Without the pictures, repeat the listing character for character.

++++ Data provided ++++

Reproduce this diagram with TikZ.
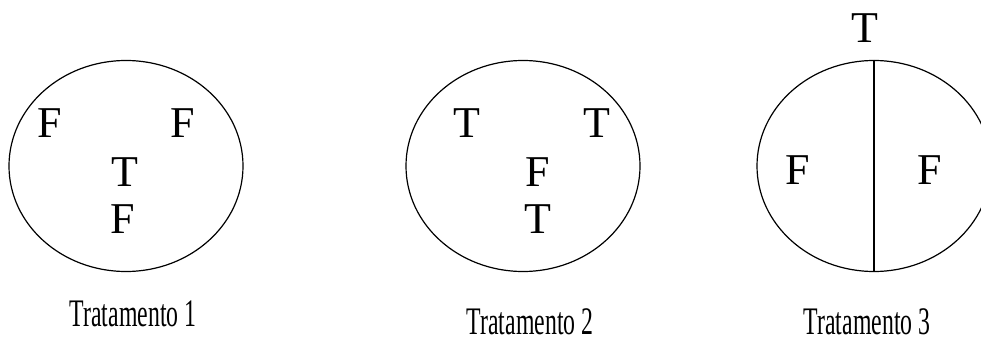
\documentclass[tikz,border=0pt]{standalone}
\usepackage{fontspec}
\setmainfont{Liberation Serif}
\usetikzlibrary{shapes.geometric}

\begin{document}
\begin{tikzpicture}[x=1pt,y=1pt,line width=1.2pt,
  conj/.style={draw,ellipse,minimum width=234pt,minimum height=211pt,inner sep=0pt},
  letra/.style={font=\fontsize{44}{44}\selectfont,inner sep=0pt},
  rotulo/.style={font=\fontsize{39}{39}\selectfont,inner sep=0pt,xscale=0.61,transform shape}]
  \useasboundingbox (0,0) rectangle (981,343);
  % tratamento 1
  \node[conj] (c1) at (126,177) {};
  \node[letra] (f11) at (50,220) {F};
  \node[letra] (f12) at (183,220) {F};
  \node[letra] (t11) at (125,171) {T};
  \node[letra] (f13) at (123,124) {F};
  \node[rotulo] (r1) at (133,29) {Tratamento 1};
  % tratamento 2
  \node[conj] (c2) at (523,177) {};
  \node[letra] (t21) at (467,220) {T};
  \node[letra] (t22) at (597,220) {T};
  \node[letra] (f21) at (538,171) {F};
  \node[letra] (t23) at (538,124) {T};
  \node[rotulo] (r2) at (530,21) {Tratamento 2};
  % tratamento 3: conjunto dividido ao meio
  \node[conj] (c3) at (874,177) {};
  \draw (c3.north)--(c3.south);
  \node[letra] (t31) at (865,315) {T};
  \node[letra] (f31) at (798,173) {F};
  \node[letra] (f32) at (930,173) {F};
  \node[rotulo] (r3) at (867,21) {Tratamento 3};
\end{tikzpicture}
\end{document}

++++

Answer:
Reproduce this diagram with TikZ.
\documentclass[tikz,border=0pt]{standalone}
\usepackage{fontspec}
\setmainfont{Liberation Serif}
\usetikzlibrary{shapes.geometric}

\begin{document}
\begin{tikzpicture}[x=1pt,y=1pt,line width=1.2pt,
  conj/.style={draw,ellipse,minimum width=234pt,minimum height=211pt,inner sep=0pt},
  letra/.style={font=\fontsize{44}{44}\selectfont,inner sep=0pt},
  rotulo/.style={font=\fontsize{39}{39}\selectfont,inner sep=0pt,xscale=0.61,transform shape}]
  \useasboundingbox (0,0) rectangle (981,343);
  % tratamento 1
  \node[conj] (c1) at (126,177) {};
  \node[letra] (f11) at (50,220) {F};
  \node[letra] (f12) at (183,220) {F};
  \node[letra] (t11) at (125,171) {T};
  \node[letra] (f13) at (123,124) {F};
  \node[rotulo] (r1) at (133,29) {Tratamento 1};
  % tratamento 2
  \node[conj] (c2) at (523,177) {};
  \node[letra] (t21) at (467,220) {T};
  \node[letra] (t22) at (597,220) {T};
  \node[letra] (f21) at (538,171) {F};
  \node[letra] (t23) at (538,124) {T};
  \node[rotulo] (r2) at (530,21) {Tratamento 2};
  % tratamento 3: conjunto dividido ao meio
  \node[conj] (c3) at (874,177) {};
  \draw (c3.north)--(c3.south);
  \node[letra] (t31) at (865,315) {T};
  \node[letra] (f31) at (798,173) {F};
  \node[letra] (f32) at (930,173) {F};
  \node[rotulo] (r3) at (867,21) {Tratamento 3};
\end{tikzpicture}
\end{document}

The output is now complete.